Ser activista por los animales y feminista, en un país como México, me ha dejado claro que el primer camino de la opresión son las palabras. Son el medio por el cual las personas y la sociedad en general se convencen a sí mismas de que actos moralmente cuestionables deben ser aceptados o pasados por alto. Es la manera en que se trivializa la crueldad.
Un hombre, que a todas luces es un adulto en sus treintas, apareció en la portada de un artículo aludido como alguien que obligaba a “su pareja” a “sostener relaciones sexuales con extraños”. ¿La “pareja” en cuestión? Una adolescente de 15 años.
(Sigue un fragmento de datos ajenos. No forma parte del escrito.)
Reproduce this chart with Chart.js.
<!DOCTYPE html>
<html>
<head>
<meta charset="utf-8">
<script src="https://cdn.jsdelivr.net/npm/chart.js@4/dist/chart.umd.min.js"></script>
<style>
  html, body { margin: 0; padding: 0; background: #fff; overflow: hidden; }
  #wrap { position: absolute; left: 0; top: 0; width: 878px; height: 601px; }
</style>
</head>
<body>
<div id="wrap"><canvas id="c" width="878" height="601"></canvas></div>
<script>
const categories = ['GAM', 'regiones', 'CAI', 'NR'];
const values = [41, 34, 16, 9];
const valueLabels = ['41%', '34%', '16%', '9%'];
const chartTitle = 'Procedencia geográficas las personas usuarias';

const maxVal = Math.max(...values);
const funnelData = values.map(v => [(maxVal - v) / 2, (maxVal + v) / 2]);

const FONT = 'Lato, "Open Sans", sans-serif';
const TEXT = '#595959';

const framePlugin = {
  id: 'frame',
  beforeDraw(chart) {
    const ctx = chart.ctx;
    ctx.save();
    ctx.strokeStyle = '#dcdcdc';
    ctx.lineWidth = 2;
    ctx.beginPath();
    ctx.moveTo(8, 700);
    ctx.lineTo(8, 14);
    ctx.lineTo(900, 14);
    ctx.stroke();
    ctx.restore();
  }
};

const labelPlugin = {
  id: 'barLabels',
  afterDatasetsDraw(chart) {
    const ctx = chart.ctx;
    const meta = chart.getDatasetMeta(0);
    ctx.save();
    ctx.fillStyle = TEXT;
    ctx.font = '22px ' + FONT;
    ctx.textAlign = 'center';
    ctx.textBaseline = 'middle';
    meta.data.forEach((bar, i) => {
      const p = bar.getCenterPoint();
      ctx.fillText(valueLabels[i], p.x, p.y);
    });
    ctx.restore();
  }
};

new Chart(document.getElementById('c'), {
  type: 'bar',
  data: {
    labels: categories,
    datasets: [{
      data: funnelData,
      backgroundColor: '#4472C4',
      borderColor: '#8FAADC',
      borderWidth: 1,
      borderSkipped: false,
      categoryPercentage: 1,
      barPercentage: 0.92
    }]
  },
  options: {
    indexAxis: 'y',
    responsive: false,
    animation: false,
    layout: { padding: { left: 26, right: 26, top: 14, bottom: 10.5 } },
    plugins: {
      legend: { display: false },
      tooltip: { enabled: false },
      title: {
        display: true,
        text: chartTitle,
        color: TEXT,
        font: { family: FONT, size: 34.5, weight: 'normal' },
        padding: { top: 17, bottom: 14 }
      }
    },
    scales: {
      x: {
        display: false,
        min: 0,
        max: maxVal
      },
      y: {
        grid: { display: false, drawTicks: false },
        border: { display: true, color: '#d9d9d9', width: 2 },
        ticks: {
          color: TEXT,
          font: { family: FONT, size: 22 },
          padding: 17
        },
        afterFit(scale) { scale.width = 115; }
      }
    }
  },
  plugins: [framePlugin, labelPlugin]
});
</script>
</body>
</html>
Esto deja establecido que en nuestra sociedad es normal que un hombre adulto tenga una novia menor de edad y que utilizarla como mercancía no es violación ni trata de menores, sino una “relación sexual”. En redes se suscitó una de esas infructíferas discusiones en las que algunos tuvieron el atrevimiento de comentar que “para el amor no hay edad”.
Hay algo claramente mal en una sociedad que normaliza a adultos que ven como compañía sexual a personas en su niñez o adolescencia. Me estremece no llevar la cuenta de las veces que he escuchado la frase “a los 14 ya alcanzan el timbre” y esta fue recibida con risas.
Porque sí, el lenguaje importa. Es con él que creamos la narrativa de nuestra realidad y decidimos que manifestantes inconformes con los feminicidios son “locas y revoltosas”. O generamos las falsas posibilidades de que alguien que sufrió una agresión sexual “se lo haya buscado” por las prendas que llevaba puestas. El lenguaje es la manera en que revictimizamos a las víctimas.
Para uno de los grupos más oprimidos por la humanidad, los animales, también hemos creado una narrativa que justifica la violencia contra ellos y hacia otros seres humanos.
En Inglaterra le llaman “cow” -vaca- a una mujer insoportable. Es el equivalente a “bitch” -perra- en Estados Unidos. A los policías corruptos se les llama “cerdos” o “puercos”; también usamos esas palabras para humillar a las personas con cuerpos grandes, gente con poca higiene u hombres sexualmente agresivos. Matar a alguien como un “perro” significa darle una muerte indigna.
Establecemos que ser un animal es lo peor que una persona humana podría ser. Hace más de dos décadas comencé a rescatar canes. En ellos solo encontré nobleza y agradecimiento. La agresividad era su último recurso para lidiar con el entorno que los humanos habían creado. Misma agresividad que desaparecía cuando se topaban con cariño y compasión.
Hace 11 años comencé a convivir con animales usados como alimento. Los cerdos no huelen mal, son animales muy limpios, inteligentes y cariñosos. Son quienes los crían, hacinan y explotan los que crean el ambiente de suciedad. Las vacas son pacíficas y curiosas. ¿Por qué les atribuimos características negativas que sólo podrían venir de nuestra especie?
Los reducimos a trozos: patas, pescuezos, pechugas, alitas, pancita, tripa, buche… usamos nombres ridículos como “nana” para convertir en comida el útero de vacas y cerdas; o “criadillas” para los testículos de gallos, toros, corderos y terneros. Le llamamos “sacrificio” a su asesinato como si ellos ofrecieran su vida gustosos.
Incluso en situaciones más benignas pintamos una raya muy clara entre nosotros y los animales, como decir que somos “dueños de una mascota”. Esto deja a los animales no humanos en una posición en la que sólo son objetos sin más protección que la quien los posee quiera darles.
Nuestro lenguaje importa. Sobre todo porque a través de él creamos distinciones que generan discriminación y abuso. A través de las palabras nos convencemos de que algunos somos mejores que otros. Y aunque no las veamos hacerlo en el momento, con el tiempo, nuestras palabras matan.